■ Work to be completed: Report the total number of lines that include the string "LaTeX", without any other text.

■ Materials provided:
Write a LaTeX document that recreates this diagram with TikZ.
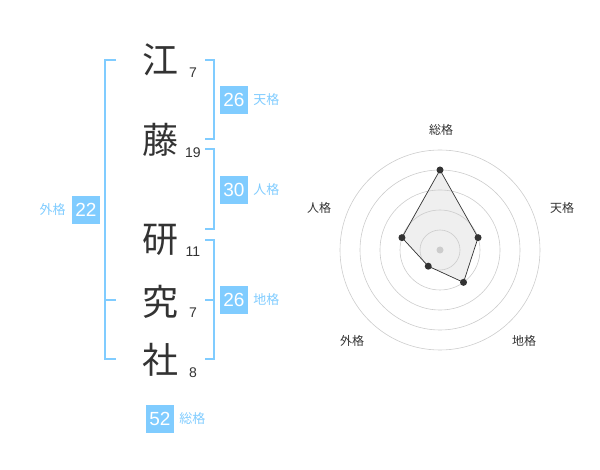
\documentclass[tikz,border=0pt]{standalone}
\usepackage{fontspec}
\setmainfont{Liberation Sans}
\newfontfamily\jpfont{Noto Sans CJK JP}
\usetikzlibrary{positioning,calc}
\definecolor{kakublue}{HTML}{80CCFF}
\definecolor{inkgray}{HTML}{333333}
\definecolor{ringgray}{HTML}{CCCCCC}
\definecolor{areagray}{HTML}{EFEFEF}
\begin{document}
\begin{tikzpicture}[x=1pt, y=-1pt,
  kanji/.style = {inner sep=0pt, text=inkgray,
    font=\jpfont\fontsize{36}{36}\selectfont},
  kakusu/.style = {inner sep=0pt, text=inkgray,
    font=\fontsize{14}{14}\selectfont},
  kakubox/.style = {fill=kakublue, text=white, inner sep=0pt,
    minimum size=28pt, font=\fontsize{19}{19}\selectfont},
  kakulabel/.style = {inner sep=0pt, text=kakublue,
    font=\jpfont\fontsize{13}{13}\selectfont},
  radarlabel/.style = {inner sep=0pt, text=inkgray,
    font=\jpfont\fontsize{12}{12}\selectfont},
  bracket/.style = {draw=kakublue, line width=2pt},
  ring/.style = {draw=ringgray, line width=0.6pt},
  dot/.style = {circle, fill=inkgray, inner sep=0pt, minimum size=7pt}]
  \useasboundingbox (0,0) rectangle (600,470);
  % name
  \node[kanji] (k1) at (160,60) {江};
  \node[kanji] (k2) at (160,140) {藤};
  \node[kanji] (k3) at (160,240) {研};
  \node[kanji] (k4) at (160,302) {究};
  \node[kanji] (k5) at (160,360) {社};
  \node[kakusu] (n1) at (193,73) {7};
  \node[kakusu] (n2) at (193,153) {19};
  \node[kakusu] (n3) at (193,252) {11};
  \node[kakusu] (n4) at (193,313) {7};
  \node[kakusu] (n5) at (193,373) {8};
  % brackets
  \draw[bracket] (205,60) -- (214,60) -- (214,139) -- (205,139);
  \draw[bracket] (205,149) -- (214,149) -- (214,229) -- (205,229);
  \draw[bracket] (205,240) -- (214,240) -- (214,359) -- (205,359);
  \draw[bracket] (205,300) -- (214,300);
  \draw[bracket] (116,60) -- (105,60) -- (105,359) -- (116,359);
  \draw[bracket] (105,300) -- (116,300);
  % kaku
  \node[kakubox] (ten) at (234,100) {26};
  \node[kakulabel, right=5pt of ten] (tenl) {天格};
  \node[kakubox] (jin) at (234,190) {30};
  \node[kakulabel, right=5pt of jin] (jinl) {人格};
  \node[kakubox] (chi) at (234,300) {26};
  \node[kakulabel, right=5pt of chi] (chil) {地格};
  \node[kakubox] (gai) at (86,210) {22};
  \node[kakulabel, left=6pt of gai] (gail) {外格};
  \node[kakubox] (sou) at (160,419) {52};
  \node[kakulabel, right=5pt of sou] (soul) {総格};
  % radar
  \coordinate (c) at (440,250);
  \coordinate (rsou) at ($(c)+(-90:80)$);
  \coordinate (rten) at ($(c)+(-18:40)$);
  \coordinate (rchi) at ($(c)+(54:40)$);
  \coordinate (rgai) at ($(c)+(126:20)$);
  \coordinate (rjin) at ($(c)+(198:40)$);
  \fill[areagray] (rsou) -- (rten) -- (rchi) -- (rgai) -- (rjin) -- cycle;
  \foreach \r in {20,40,60,80,100}
    \draw[ring] (c) circle (\r);
  \draw[inkgray, line width=0.7pt] (rsou) -- (rten) -- (rchi) -- (rgai) -- (rjin) -- cycle;
  \fill[ringgray] (c) circle (3.5);
  \foreach \p in {rsou,rten,rchi,rgai,rjin}
    \node[dot] at (\p) {};
  \node[radarlabel] (lsou) at (441,130) {総格};
  \node[radarlabel] (lten) at (562,208) {天格};
  \node[radarlabel] (lchi) at (524,341) {地格};
  \node[radarlabel] (lgai) at (352,341) {外格};
  \node[radarlabel] (ljin) at (319,208) {人格};
\end{tikzpicture}
\end{document}
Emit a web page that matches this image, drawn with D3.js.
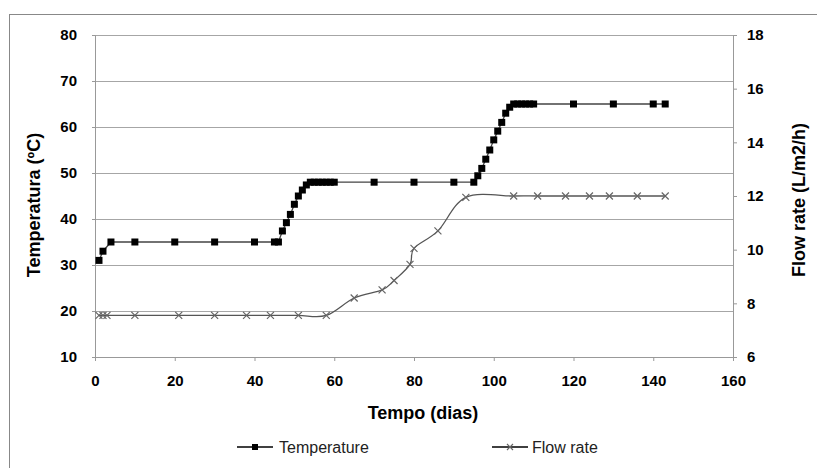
<!DOCTYPE html>
<html>
<head>
<meta charset="utf-8">
<script src="https://cdn.jsdelivr.net/npm/d3@7"></script>
<style>
  body { margin: 0; background: #fff; }
  svg { font-family: "Liberation Sans", Arial, sans-serif; }
  .tick text { font-size: 15px; font-weight: bold; fill: #000; }
  .axisTitle { font-size: 18px; font-weight: bold; fill: #000; }
  .legendText { font-size: 16px; fill: #222; }
</style>
</head>
<body>
<div id="chart"></div>
<script>
// data
var tempDays = [1, 2, 4, 10, 20, 30, 40, 45, 46, 47, 48, 49, 50, 51, 52, 53,
                54, 55, 56, 57, 58, 59, 60, 70, 80, 90, 95,
                96, 97, 98, 99, 100, 101, 102, 103, 104,
                105, 106, 107, 108, 109, 110, 120, 130, 140, 143];
var tempValues = [31, 33, 35, 35, 35, 35, 35, 35, 35, 37.4, 39.2, 41, 43.2, 45, 46.3, 47.4,
                  48, 48, 48, 48, 48, 48, 48, 48, 48, 48, 48,
                  49.4, 51, 53, 55, 57.2, 59.1, 61, 63, 64.3,
                  65, 65, 65, 65, 65, 65, 65, 65, 65, 65];

var flowDays = [1, 2, 3, 10, 21, 30, 38, 44, 51, 58, 65, 72, 75, 79, 80, 86, 93,
                105, 111, 118, 124, 129, 136, 143];
var flowValues = [7.55, 7.55, 7.55, 7.55, 7.55, 7.55, 7.55, 7.55, 7.55, 7.55,
                  8.2, 8.5, 8.85, 9.45, 10.05, 10.7, 11.95,
                  12, 12, 12, 12, 12, 12, 12];

var xTicks = [0, 20, 40, 60, 80, 100, 120, 140, 160];
var leftTicks = [10, 20, 30, 40, 50, 60, 70, 80];
var rightTicks = [6, 8, 10, 12, 14, 16, 18];

var width = 817, height = 468;
var margin = {top: 35, right: 83, bottom: 111, left: 95};

var svg = d3.select("#chart")
  .append("svg")
    .attr("width", width)
    .attr("height", height);

// outer chart frame (right/bottom edges fall outside the picture)
svg.append("rect")
  .attr("x", 9.5).attr("y", 14.5)
  .attr("width", 820).attr("height", 470)
  .attr("fill", "none")
  .attr("stroke", "#888");

var x = d3.scaleLinear().domain([0, 160]).range([margin.left, width - margin.right - 1]);
var yL = d3.scaleLinear().domain([10, 80]).range([height - margin.bottom, margin.top]);
var yR = d3.scaleLinear().domain([6, 18]).range([height - margin.bottom, margin.top]);

// gridlines
svg.append("g")
  .selectAll("line")
  .data(leftTicks)
  .enter()
  .append("line")
    .attr("x1", x(0)).attr("x2", x(160))
    .attr("y1", d => Math.round(yL(d)) + 0.5)
    .attr("y2", d => Math.round(yL(d)) + 0.5)
    .attr("stroke", "#a6a6a6");

var xAxis = d3.axisBottom(x).tickValues(xTicks).tickSize(4).tickPadding(14).tickFormat(d3.format("d"));
var yAxisL = d3.axisLeft(yL).tickValues(leftTicks).tickSize(3).tickPadding(15);
var yAxisR = d3.axisRight(yR).tickValues(rightTicks).tickSize(4).tickPadding(10);

function styleAxis(g) {
  g.select(".domain").attr("stroke", "#999");
  g.selectAll(".tick line").attr("stroke", "#999");
}

svg.append("g")
  .attr("transform", "translate(0," + yL(10) + ")")
  .call(xAxis).call(styleAxis);

svg.append("g")
  .attr("transform", "translate(" + x(0) + ",0)")
  .call(yAxisL).call(styleAxis);

svg.append("g")
  .attr("transform", "translate(" + x(160) + ",0)")
  .call(yAxisR).call(styleAxis);

// axis titles
svg.append("text")
  .attr("class", "axisTitle")
  .attr("x", 423).attr("y", 419)
  .attr("text-anchor", "middle")
  .text("Tempo (dias)");

svg.append("text")
  .attr("class", "axisTitle")
  .attr("transform", "translate(40,205) rotate(-90)")
  .attr("text-anchor", "middle")
  .text("Temperatura (ºC)");

svg.append("text")
  .attr("class", "axisTitle")
  .attr("transform", "translate(805,200) rotate(-90)")
  .attr("text-anchor", "middle")
  .text("Flow rate (L/m2/h)");

// temperature series
var tempData = tempDays.map((d, i) => ({day: d, value: tempValues[i]}));
var flowData = flowDays.map((d, i) => ({day: d, value: flowValues[i]}));

var tempLine = d3.line()
  .x(d => x(d.day))
  .y(d => yL(d.value));

var flowLine = d3.line()
  .curve(d3.curveCardinal.tension(0))
  .x(d => x(d.day))
  .y(d => yR(d.value));

svg.append("path")
  .datum(flowData)
  .attr("d", flowLine)
  .attr("fill", "none")
  .attr("stroke", "#555")
  .attr("stroke-width", 1.3);

svg.append("path")
  .datum(tempData)
  .attr("d", tempLine)
  .attr("fill", "none")
  .attr("stroke", "#444")
  .attr("stroke-width", 1.3);

var xMark = function(sel, s) {
  sel.append("path")
    .attr("d", "M" + (-s) + "," + (-s) + "L" + s + "," + s + "M" + (-s) + "," + s + "L" + s + "," + (-s))
    .attr("stroke", "#666")
    .attr("stroke-width", 1.2)
    .attr("fill", "none");
};

svg.append("g")
  .selectAll("g")
  .data(flowData)
  .enter()
  .append("g")
    .attr("transform", d => "translate(" + x(d.day) + "," + yR(d.value) + ")")
    .call(xMark, 3.5);

svg.append("g")
  .selectAll("rect")
  .data(tempData)
  .enter()
  .append("rect")
    .attr("x", d => x(d.day) - 3.5)
    .attr("y", d => yL(d.value) - 3.5)
    .attr("width", 7)
    .attr("height", 7)
    .attr("fill", "#000");

// legend
var legY = 447;
svg.append("line")
  .attr("x1", 237).attr("x2", 273).attr("y1", legY).attr("y2", legY)
  .attr("stroke", "#000").attr("stroke-width", 1.3);
svg.append("rect")
  .attr("x", 252).attr("y", legY - 3).attr("width", 6).attr("height", 6)
  .attr("fill", "#000");
svg.append("text")
  .attr("class", "legendText")
  .attr("x", 279).attr("y", legY + 6)
  .text("Temperature");

svg.append("line")
  .attr("x1", 492).attr("x2", 528).attr("y1", legY).attr("y2", legY)
  .attr("stroke", "#000").attr("stroke-width", 1.3);
svg.append("g")
  .attr("transform", "translate(510," + legY + ")")
  .call(xMark, 3);
svg.append("text")
  .attr("class", "legendText")
  .attr("x", 532).attr("y", legY + 6)
  .text("Flow rate");
</script>
</body>
</html>
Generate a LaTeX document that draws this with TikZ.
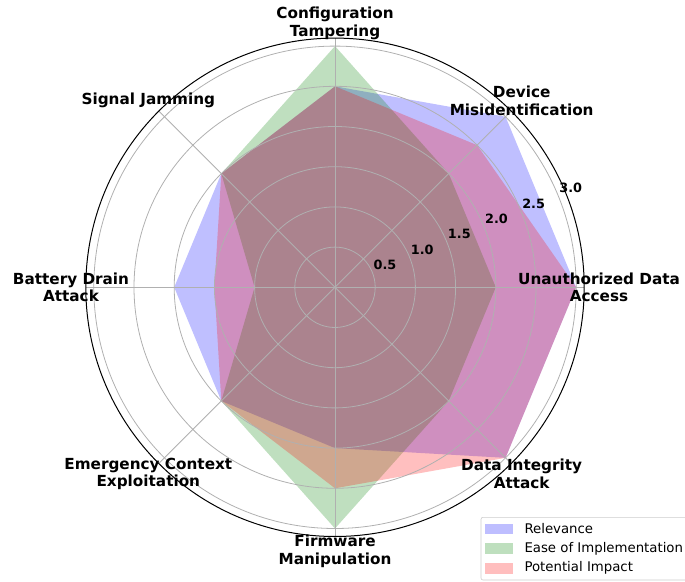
\documentclass[tikz,border=0pt]{standalone}
\usepackage{fontspec}
\setmainfont{DejaVu Sans}
\definecolor{mplblue}{RGB}{0,0,255}
\definecolor{mplgreen}{RGB}{0,128,0}
\definecolor{mplred}{RGB}{255,0,0}
\definecolor{gridgray}{RGB}{176,176,176}
\definecolor{legedge}{RGB}{204,204,204}
\tikzset{
  gridline/.style={draw=gridgray, line width=0.8pt},
  framecircle/.style={draw=black, line width=1pt},
  relfill/.style={fill=mplblue, fill opacity=0.25},
  easefill/.style={fill=mplgreen, fill opacity=0.25},
  impfill/.style={fill=mplred, fill opacity=0.25},
  axlabel/.style={inner sep=0pt, align=center, font=\fontsize{15.25}{17.5}\selectfont\bfseries},
  ticklabel/.style={inner sep=0pt, font=\fontsize{12.8}{14}\selectfont\bfseries, xshift=12.9pt, yshift=6.9pt},
  legtext/.style={inner sep=0pt, anchor=west, font=\fontsize{13.3}{15}\selectfont},
  legpatch/.style={minimum width=28pt, minimum height=10.5pt, inner sep=0pt, anchor=west}
}
\begin{document}
\begin{tikzpicture}[x=1pt,y=1pt]
\useasboundingbox (0,0) rectangle (685,581);
\clip (0,0) rectangle (685,581);
\begin{scope}[shift={(335,293.7)}]
  % data fills
  \fill[relfill] (0:241.2) -- (45:241.2) -- (90:201) -- (135:160.8) -- (180:160.8) -- (225:160.8) -- (270:160.8) -- (315:241.2) -- cycle;
  \fill[easefill] (0:160.8) -- (45:160.8) -- (90:241.2) -- (135:160.8) -- (180:80.4) -- (225:160.8) -- (270:241.2) -- (315:160.8) -- cycle;
  \fill[impfill] (0:241.2) -- (45:201) -- (90:201) -- (135:160.8) -- (180:120.6) -- (225:160.8) -- (270:201) -- (315:241.2) -- cycle;
  % grid
  \foreach \r in {1,...,6} \draw[gridline] (0,0) circle ({\r*40.2});
  \foreach \a in {0,45,...,315} \draw[gridline] (0,0) -- (\a:249.2);
  \draw[framecircle] (0,0) circle (249.2);
  % radial tick labels
  \node[ticklabel] (t1) at (22.5:40.2) {0.5};
  \node[ticklabel] (t2) at (22.5:80.4) {1.0};
  \node[ticklabel] (t3) at (22.5:120.6) {1.5};
  \node[ticklabel] (t4) at (22.5:160.8) {2.0};
  \node[ticklabel] (t5) at (22.5:201) {2.5};
  \node[ticklabel] (t6) at (22.5:241.2) {3.0};
  % axis labels
  \node[axlabel] (l0) at (0:264) {Unauthorized Data\\Access};
  \node[axlabel] (l1) at (45:264) {Device\\Misidentification};
  \node[axlabel] (l2) at (90:264) {Configuration\\Tampering};
  \node[axlabel] (l3) at (135:264) {Signal Jamming};
  \node[axlabel] (l4) at (180:264) {Battery Drain\\Attack};
  \node[axlabel] (l5) at (225:264) {Emergency Context\\Exploitation};
  \node[axlabel] (l6) at (270:264) {Firmware\\Manipulation};
  \node[axlabel] (l7) at (315:264) {Data Integrity\\Attack};
\end{scope}
% legend
\draw[draw=legedge, fill=white, fill opacity=0.8, rounded corners=2pt, line width=0.6pt] (481,1) rectangle (700,63.7);
\node[legpatch, relfill] (p1) at (485,52) {};
\node[legpatch, easefill] (p2) at (485,32.3) {};
\node[legpatch, impfill] (p3) at (485,12.7) {};
\node[legtext] (g1) at (524.3,52) {Relevance};
\node[legtext] (g2) at (524.3,32.3) {Ease of Implementation};
\node[legtext] (g3) at (524.3,12.7) {Potential Impact};
\end{tikzpicture}
\end{document}
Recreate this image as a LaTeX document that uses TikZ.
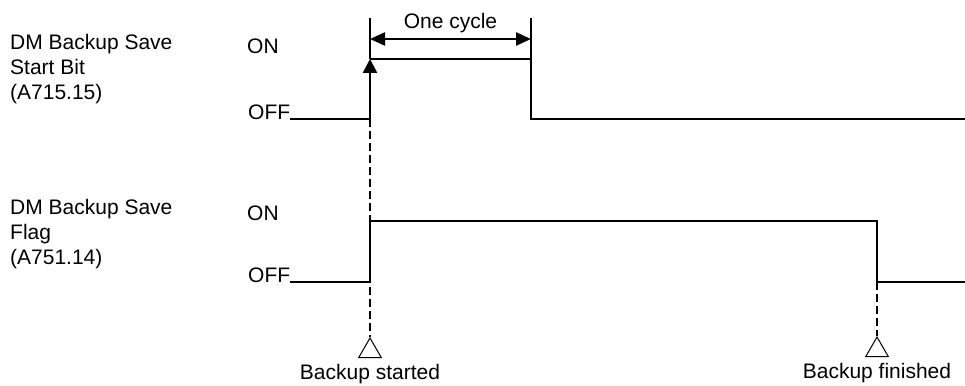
\documentclass[tikz,border=0pt]{standalone}
\usepackage{fontspec}
\setmainfont{Liberation Sans}
\usetikzlibrary{arrows.meta, positioning, shapes.geometric}

\begin{document}
\begin{tikzpicture}[
            x=1pt, y=-1pt,
            txt/.style={font=\fontsize{21}{25}\selectfont, inner sep=0pt},
            signal/.style={line width=2.6pt},
            guide/.style={line width=1.8pt},
            dashline/.style={line width=2.6pt, dash pattern=on 8pt off 4pt},
            dim/.style={line width=2.4pt, {Triangle[length=15pt,width=13pt]}-{Triangle[length=15pt,width=13pt]}},
            rise/.style={line width=2.6pt, -{Triangle[length=14pt,width=14pt]}},
            marker/.style={regular polygon, regular polygon sides=3, draw, fill=white, line width=1pt, minimum size=26pt, inner sep=0pt}
            ]
            \useasboundingbox (0,0) rectangle (965,385);

            % signal names
            \node (startname) [txt, align=left, anchor=north west] at (10,34.5) {DM Backup Save\\Start Bit\\(A715.15)};
            \node (flagname) [txt, align=left, anchor=north west] at (10,199.5) {DM Backup Save\\Flag\\(A751.14)};

            % levels
            \node (on1) [txt, anchor=base west] at (247,54) {ON};
            \node (off1) [txt, anchor=base west] at (248,119) {OFF};
            \node (on2) [txt, anchor=base west] at (247,220) {ON};
            \node (off2) [txt, anchor=base west] at (248,282) {OFF};

            % edges
            \coordinate (up1) at (370,119);
            \coordinate (hi1) at (370,59);
            \coordinate (dn1) at (531,59);
            \coordinate (lo1) at (531,119);
            \coordinate (end1) at (965,119);
            \coordinate (up2) at (370,282);
            \coordinate (hi2) at (370,221);
            \coordinate (dn2) at (877,221);
            \coordinate (lo2) at (877,282);
            \coordinate (end2) at (965,282);
            \coordinate (ext1) at (370,18);
            \coordinate (ext2) at (531,18);

            % start bit
            \draw [signal] (off1.base east) -- (up1);
            \draw [rise] (up1) -- (hi1);
            \draw [signal] (hi1) -- (dn1) -- (lo1) -- (end1);

            % one cycle
            \draw [guide] (ext1) -- (hi1);
            \draw [guide] (ext2) -- (dn1);
            \draw [dim] (370,39) -- node[txt, above=5pt] {One cycle} (531,39);

            % flag
            \draw [signal] (off2.base east) -- (up2) -- (hi2) -- (dn2) -- (lo2) -- (end2);

            % start / finish markers
            \node (mkstart) [marker, anchor=corner 1] at (370,337) {};
            \node (mkend) [marker, anchor=corner 1] at (877,336) {};
            \draw [dashline] (up1) -- (mkstart.corner 1);
            \draw [dashline] (lo2) -- (mkend.corner 1);

            \node (started) [txt, below=6pt of mkstart] {Backup started};
            \node (finished) [txt, below=6pt of mkend] {Backup finished};
        \end{tikzpicture}
\end{document}
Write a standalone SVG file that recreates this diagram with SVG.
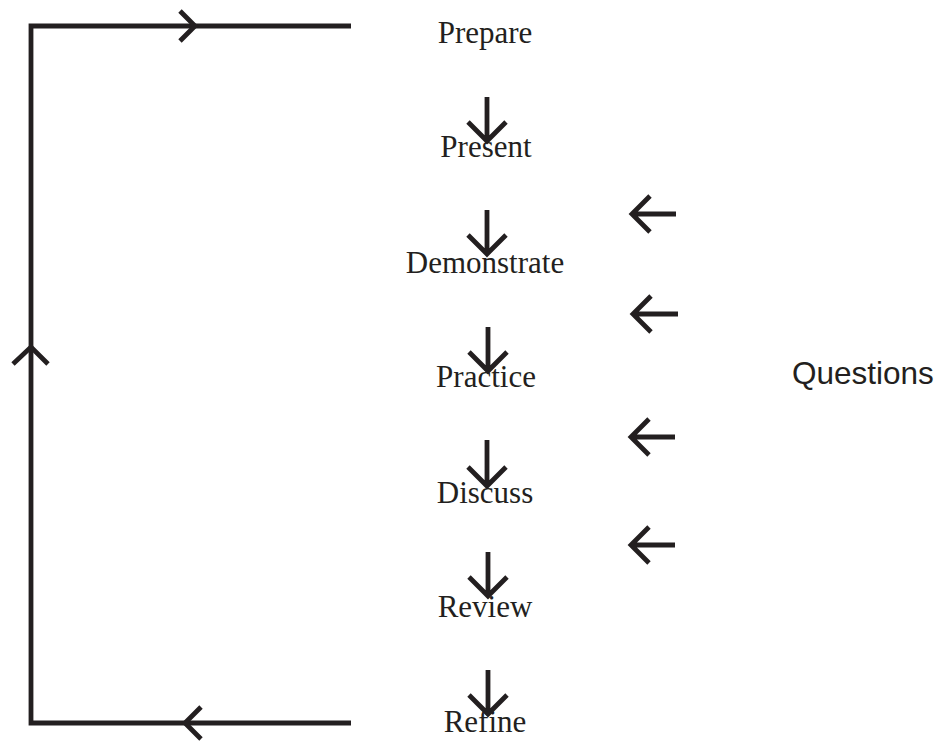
<svg xmlns="http://www.w3.org/2000/svg" width="941" height="742" viewBox="0 0 941 742">
<style>
.ln{stroke:#231f20;stroke-width:4.8;fill:none;stroke-linecap:butt;stroke-linejoin:miter}
.lbl{font-family:"Liberation Serif","Times New Roman",serif;font-size:31px;fill:#231f20;text-anchor:middle}
.q{font-family:"Liberation Sans",Arial,sans-serif;font-size:31.5px;fill:#231f20}
</style>
<rect width="941" height="742" fill="#fff"/>
<g id="connectors">
<path class="ln" d="M351,26 H31 V723 H351"/>
<path class="ln" d="M180,11 L195,26 L180,41"/>
<path class="ln" d="M201,707 L185,723 L201,739"/>
<path class="ln" d="M13,364 L31,347 L48,364"/>
<g id="down-arrows">
<path class="ln" d="M487,97 V140 M468,122 L487,141 L506,122"/>
<path class="ln" d="M487,210 V253 M468,235 L487,254 L506,235"/>
<path class="ln" d="M488,327 V370 M469,352 L488,371 L507,352"/>
<path class="ln" d="M487,440 V485 M468,467 L487,486 L506,467"/>
<path class="ln" d="M488,552 V595 M469,577 L488,596 L507,577"/>
<path class="ln" d="M488,670 V713 M469,695 L488,714 L507,695"/>
</g>
<g id="left-arrows">
<path class="ln" d="M676,214 H632 M650,196 L632,214 L650,232"/>
<path class="ln" d="M678,314 H633 M651,296 L633,314 L651,332"/>
<path class="ln" d="M675,437 H631 M649,419 L631,437 L649,455"/>
<path class="ln" d="M675,545 H631 M649,527 L631,545 L649,563"/>
</g>
</g>
<g id="prepare"><text class="lbl" x="485" y="43">Prepare</text></g>
<g id="present"><text class="lbl" x="486" y="157">Present</text></g>
<g id="demonstrate"><text class="lbl" x="485" y="273">Demonstrate</text></g>
<g id="practice"><text class="lbl" x="486" y="387">Practice</text></g>
<g id="discuss"><text class="lbl" x="485" y="503">Discuss</text></g>
<g id="review"><text class="lbl" x="485" y="617">Review</text></g>
<g id="refine"><text class="lbl" x="485" y="732">Refine</text></g>
<g id="questions"><text class="q" x="792" y="384">Questions</text></g>
</svg>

■ Exercise result: 3